= Your goal =
Word for word, quote all of the material, omitting the pictures.
- - -
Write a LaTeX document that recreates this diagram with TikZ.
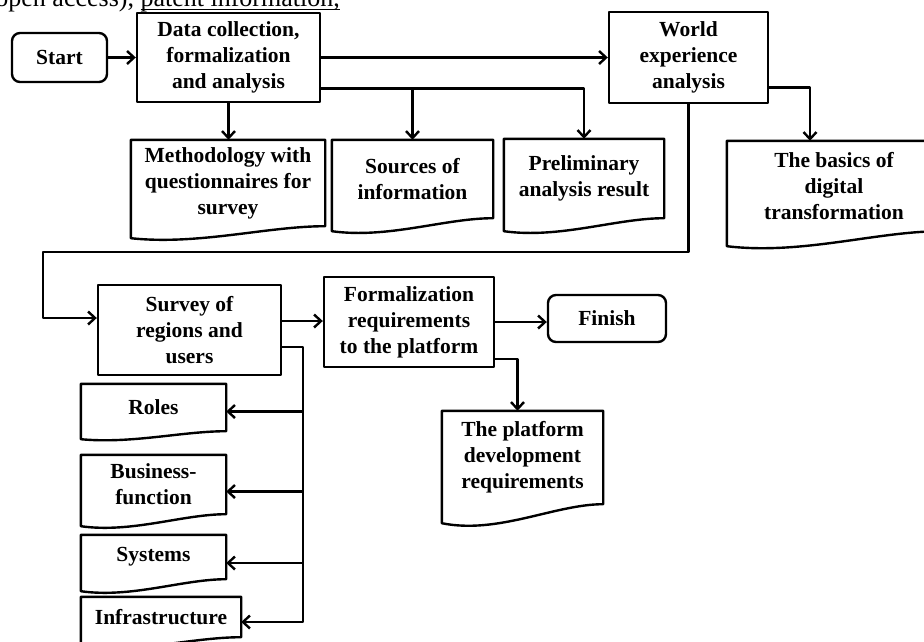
\documentclass[tikz,border=0pt]{standalone}
\usepackage{fontspec}
\setmainfont{Liberation Serif}
\usetikzlibrary{arrows.meta,calc}
% document symbol: node covers the part above the wave, #2 = drop of the left corner
\newcommand\docshape[2]{%
  \draw (#1.north west) -- (#1.north east) -- (#1.south east)
    .. controls ($(#1.south east)!0.3!(#1.south west)$)
    and ($(#1.south east)!0.65!(#1.south west)+(0pt,-1.6*#2pt)$) .. ([yshift=-#2pt]#1.south west) -- cycle;}
% link underline close to the baseline
\newcommand\pagelink[1]{\setbox0\hbox{#1}\rlap{\rule[-4pt]{\wd0}{1.2pt}}\box0}
\begin{document}
\begin{tikzpicture}[x=1pt, y=-1pt, >={Straight Barb[length=7pt,width=13pt]}, line width=2.4pt, line join=round,
    font=\bfseries\fontsize{21.5}{26}\selectfont,
    box/.style={draw, align=center, inner sep=0pt},
    term/.style={box, rounded corners=8pt},
    doc/.style={align=center, inner sep=0pt}]
  \useasboundingbox (0,0) rectangle (924,641);
  \clip (0,0) rectangle (924,641);
  \node[font=\mdseries\fontsize{26}{30}\selectfont, anchor=base east, inner sep=0pt] (pagetext) at (341,6) {(open access), \pagelink{patent information,}};
  % first row
  \node[term, minimum width=95pt, minimum height=49pt] (start) at (59.5,57.5) {Start};
  \node[box, minimum width=183pt, minimum height=89pt] (data) at (228.5,57.5) {Data collection,\\formalization\\and analysis};
  \node[box, minimum width=159pt, minimum height=91pt] (world) at (688.5,57.5) {World\\experience\\analysis};
  % documents under the first row
  \node[doc, minimum width=192pt, minimum height=84pt] (meth) at (228,183) {Methodology with\\questionnaires for\\survey};
  \node[doc, minimum width=159pt, minimum height=76pt] (src) at (412.5,179) {Sources of\\information};
  \node[doc, minimum width=158pt, minimum height=77pt] (prelim) at (584,178.5) {Preliminary\\analysis result};
  \node[doc, minimum width=212pt, minimum height=88pt] (basics) at (834,186) {The basics of\\digital\\transformation};
  \docshape{meth}{12} \docshape{src}{13} \docshape{prelim}{13} \docshape{basics}{15}
  % second row
  \node[box, minimum width=183pt, minimum height=90pt] (survey) at (189.5,330) {Survey of\\regions and\\users};
  \node[box, minimum width=170pt, minimum height=90pt] (formal) at (409,322) {Formalization\\requirements\\to the platform};
  \node[term, minimum width=118pt, minimum height=47pt] (finish) at (607,318.5) {Finish};
  \node[doc, minimum width=159pt, minimum height=91pt] (platform) at (522.5,457.5) {The platform\\development\\requirements};
  \docshape{platform}{19}
  % survey results
  \node[doc, minimum width=143pt, minimum height=45pt] (roles) at (153.5,407.5) {Roles};
  \node[doc, minimum width=143pt, minimum height=57pt] (business) at (153.5,484.5) {Business-\\function};
  \node[doc, minimum width=143pt, minimum height=42pt] (systems) at (153.5,557) {Systems};
  \node[doc, minimum width=158pt, minimum height=38pt] (infra) at (161,617) {Infrastructure};
  \docshape{roles}{8} \docshape{business}{12} \docshape{systems}{12} \docshape{infra}{10}
  % connectors
  \coordinate (loop) at (43,252);
  \coordinate (trunk) at (303,0);
  \draw[->] (start) -- (data);
  \draw[->] (data) -- (world);
  \draw[->] (data.south) -- (data.south |- meth.north);
  \draw[->] ([yshift=-31pt]data.east) -| (src.north);
  \draw[->] ([yshift=-31pt]data.east) -| (prelim.north);
  \draw[->] ([yshift=-30pt]world.east) -| ([xshift=-24pt]basics.north);
  \draw[->] (world.south) |- (loop) |- ([yshift=12pt]survey.west);
  \draw[->] ([yshift=9pt]survey.east) -- ([yshift=9pt]survey.east -| formal.west);
  \draw[->] (formal.east) -- (formal.east -| finish.west);
  \draw[->] ([yshift=-37pt]formal.east) -| ([xshift=-5pt]platform.north);
  \draw[->] ([yshift=-17pt]survey.east) -| ([yshift=-5pt]infra.east -| trunk) -- ([yshift=-5pt]infra.east);
  \foreach \n/\d in {roles/4,business/7,systems/6}
    \draw[->] ([yshift=-\d pt]\n.east -| trunk) -- ([yshift=-\d pt]\n.east);
\end{tikzpicture}
\end{document}
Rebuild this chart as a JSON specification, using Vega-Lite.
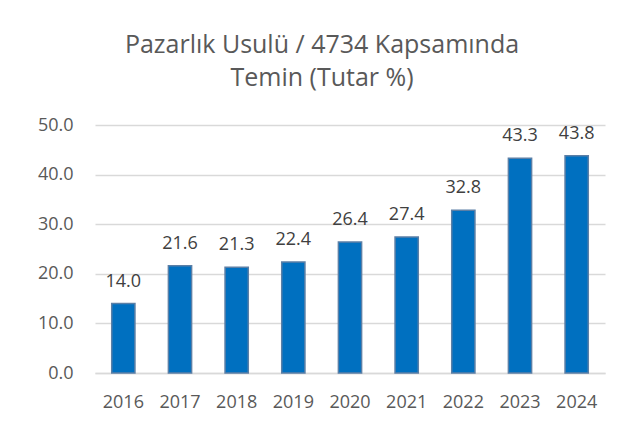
{
  "$schema": "https://vega.github.io/schema/vega-lite/v6.json",
  "width": 510,
  "height": 248,
  "autosize": {"type": "none"},
  "padding": {"left": 95, "top": 125, "right": 28, "bottom": 56},
  "background": "white",
  "config": {
    "font": "Open Sans",
    "view": {"stroke": null}
  },
  "title": {
    "text": ["Pazarlık Usulü / 4734 Kapsamında", "Temin (Tutar %)"],
    "fontSize": 25,
    "font": "Open Sans",
    "fontWeight": "normal",
    "color": "#595959",
    "lineHeight": 33,
    "anchor": "middle",
    "dx": -28,
    "offset": 25
  },
  "data": {
    "values": [
      {"year": "2016", "value": 14.0},
      {"year": "2017", "value": 21.6},
      {"year": "2018", "value": 21.3},
      {"year": "2019", "value": 22.4},
      {"year": "2020", "value": 26.4},
      {"year": "2021", "value": 27.4},
      {"year": "2022", "value": 32.8},
      {"year": "2023", "value": 43.3},
      {"year": "2024", "value": 43.8}
    ]
  },
  "encoding": {
    "x": {
      "field": "year",
      "type": "nominal",
      "sort": null,
      "scale": {"paddingInner": 0.59, "paddingOuter": 0.295},
      "axis": {
        "title": null,
        "labelAngle": 0,
        "labelFontSize": 18,
        "labelColor": "#595959",
        "labelPadding": 20,
        "labelBaseline": "top",
        "ticks": false,
        "domain": true,
        "domainColor": "#D9D9D9",
        "domainWidth": 1.5
      }
    },
    "y": {
      "field": "value",
      "type": "quantitative",
      "scale": {"domain": [0, 50], "nice": false},
      "axis": {
        "title": null,
        "values": [0, 10, 20, 30, 40, 50],
        "format": ".1f",
        "labelFontSize": 18,
        "labelColor": "#595959",
        "labelPadding": 22,
        "ticks": false,
        "domain": false,
        "grid": true,
        "gridColor": "#D9D9D9",
        "gridWidth": 1.5
      }
    }
  },
  "layer": [
    {
      "mark": {"type": "bar", "color": "#0070C0", "stroke": "#5B7FA6", "strokeWidth": 1.5}
    },
    {
      "mark": {"type": "text", "baseline": "alphabetic", "dy": -17, "fontSize": 18, "color": "#404040"},
      "encoding": {"text": {"field": "value", "type": "quantitative", "format": ".1f"}}
    }
  ]
}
- - -
= Solution to this task =
Write a LaTeX document that recreates this diagram with TikZ.
\documentclass[tikz,border=0pt]{standalone}
\usepackage{fontspec}
\setmainfont{Liberation Serif}
\usetikzlibrary{arrows.meta,calc}
% document symbol: node covers the part above the wave, #2 = drop of the left corner
\newcommand\docshape[2]{%
  \draw (#1.north west) -- (#1.north east) -- (#1.south east)
    .. controls ($(#1.south east)!0.3!(#1.south west)$)
    and ($(#1.south east)!0.65!(#1.south west)+(0pt,-1.6*#2pt)$) .. ([yshift=-#2pt]#1.south west) -- cycle;}
% link underline close to the baseline
\newcommand\pagelink[1]{\setbox0\hbox{#1}\rlap{\rule[-4pt]{\wd0}{1.2pt}}\box0}
\begin{document}
\begin{tikzpicture}[x=1pt, y=-1pt, >={Straight Barb[length=7pt,width=13pt]}, line width=2.4pt, line join=round,
    font=\bfseries\fontsize{21.5}{26}\selectfont,
    box/.style={draw, align=center, inner sep=0pt},
    term/.style={box, rounded corners=8pt},
    doc/.style={align=center, inner sep=0pt}]
  \useasboundingbox (0,0) rectangle (924,641);
  \clip (0,0) rectangle (924,641);
  \node[font=\mdseries\fontsize{26}{30}\selectfont, anchor=base east, inner sep=0pt] (pagetext) at (341,6) {(open access), \pagelink{patent information,}};
  % first row
  \node[term, minimum width=95pt, minimum height=49pt] (start) at (59.5,57.5) {Start};
  \node[box, minimum width=183pt, minimum height=89pt] (data) at (228.5,57.5) {Data collection,\\formalization\\and analysis};
  \node[box, minimum width=159pt, minimum height=91pt] (world) at (688.5,57.5) {World\\experience\\analysis};
  % documents under the first row
  \node[doc, minimum width=192pt, minimum height=84pt] (meth) at (228,183) {Methodology with\\questionnaires for\\survey};
  \node[doc, minimum width=159pt, minimum height=76pt] (src) at (412.5,179) {Sources of\\information};
  \node[doc, minimum width=158pt, minimum height=77pt] (prelim) at (584,178.5) {Preliminary\\analysis result};
  \node[doc, minimum width=212pt, minimum height=88pt] (basics) at (834,186) {The basics of\\digital\\transformation};
  \docshape{meth}{12} \docshape{src}{13} \docshape{prelim}{13} \docshape{basics}{15}
  % second row
  \node[box, minimum width=183pt, minimum height=90pt] (survey) at (189.5,330) {Survey of\\regions and\\users};
  \node[box, minimum width=170pt, minimum height=90pt] (formal) at (409,322) {Formalization\\requirements\\to the platform};
  \node[term, minimum width=118pt, minimum height=47pt] (finish) at (607,318.5) {Finish};
  \node[doc, minimum width=159pt, minimum height=91pt] (platform) at (522.5,457.5) {The platform\\development\\requirements};
  \docshape{platform}{19}
  % survey results
  \node[doc, minimum width=143pt, minimum height=45pt] (roles) at (153.5,407.5) {Roles};
  \node[doc, minimum width=143pt, minimum height=57pt] (business) at (153.5,484.5) {Business-\\function};
  \node[doc, minimum width=143pt, minimum height=42pt] (systems) at (153.5,557) {Systems};
  \node[doc, minimum width=158pt, minimum height=38pt] (infra) at (161,617) {Infrastructure};
  \docshape{roles}{8} \docshape{business}{12} \docshape{systems}{12} \docshape{infra}{10}
  % connectors
  \coordinate (loop) at (43,252);
  \coordinate (trunk) at (303,0);
  \draw[->] (start) -- (data);
  \draw[->] (data) -- (world);
  \draw[->] (data.south) -- (data.south |- meth.north);
  \draw[->] ([yshift=-31pt]data.east) -| (src.north);
  \draw[->] ([yshift=-31pt]data.east) -| (prelim.north);
  \draw[->] ([yshift=-30pt]world.east) -| ([xshift=-24pt]basics.north);
  \draw[->] (world.south) |- (loop) |- ([yshift=12pt]survey.west);
  \draw[->] ([yshift=9pt]survey.east) -- ([yshift=9pt]survey.east -| formal.west);
  \draw[->] (formal.east) -- (formal.east -| finish.west);
  \draw[->] ([yshift=-37pt]formal.east) -| ([xshift=-5pt]platform.north);
  \draw[->] ([yshift=-17pt]survey.east) -| ([yshift=-5pt]infra.east -| trunk) -- ([yshift=-5pt]infra.east);
  \foreach \n/\d in {roles/4,business/7,systems/6}
    \draw[->] ([yshift=-\d pt]\n.east -| trunk) -- ([yshift=-\d pt]\n.east);
\end{tikzpicture}
\end{document}
Rebuild this chart as a JSON specification, using Vega-Lite.
{
  "$schema": "https://vega.github.io/schema/vega-lite/v6.json",
  "width": 510,
  "height": 248,
  "autosize": {"type": "none"},
  "padding": {"left": 95, "top": 125, "right": 28, "bottom": 56},
  "background": "white",
  "config": {
    "font": "Open Sans",
    "view": {"stroke": null}
  },
  "title": {
    "text": ["Pazarlık Usulü / 4734 Kapsamında", "Temin (Tutar %)"],
    "fontSize": 25,
    "font": "Open Sans",
    "fontWeight": "normal",
    "color": "#595959",
    "lineHeight": 33,
    "anchor": "middle",
    "dx": -28,
    "offset": 25
  },
  "data": {
    "values": [
      {"year": "2016", "value": 14.0},
      {"year": "2017", "value": 21.6},
      {"year": "2018", "value": 21.3},
      {"year": "2019", "value": 22.4},
      {"year": "2020", "value": 26.4},
      {"year": "2021", "value": 27.4},
      {"year": "2022", "value": 32.8},
      {"year": "2023", "value": 43.3},
      {"year": "2024", "value": 43.8}
    ]
  },
  "encoding": {
    "x": {
      "field": "year",
      "type": "nominal",
      "sort": null,
      "scale": {"paddingInner": 0.59, "paddingOuter": 0.295},
      "axis": {
        "title": null,
        "labelAngle": 0,
        "labelFontSize": 18,
        "labelColor": "#595959",
        "labelPadding": 20,
        "labelBaseline": "top",
        "ticks": false,
        "domain": true,
        "domainColor": "#D9D9D9",
        "domainWidth": 1.5
      }
    },
    "y": {
      "field": "value",
      "type": "quantitative",
      "scale": {"domain": [0, 50], "nice": false},
      "axis": {
        "title": null,
        "values": [0, 10, 20, 30, 40, 50],
        "format": ".1f",
        "labelFontSize": 18,
        "labelColor": "#595959",
        "labelPadding": 22,
        "ticks": false,
        "domain": false,
        "grid": true,
        "gridColor": "#D9D9D9",
        "gridWidth": 1.5
      }
    }
  },
  "layer": [
    {
      "mark": {"type": "bar", "color": "#0070C0", "stroke": "#5B7FA6", "strokeWidth": 1.5}
    },
    {
      "mark": {"type": "text", "baseline": "alphabetic", "dy": -17, "fontSize": 18, "color": "#404040"},
      "encoding": {"text": {"field": "value", "type": "quantitative", "format": ".1f"}}
    }
  ]
}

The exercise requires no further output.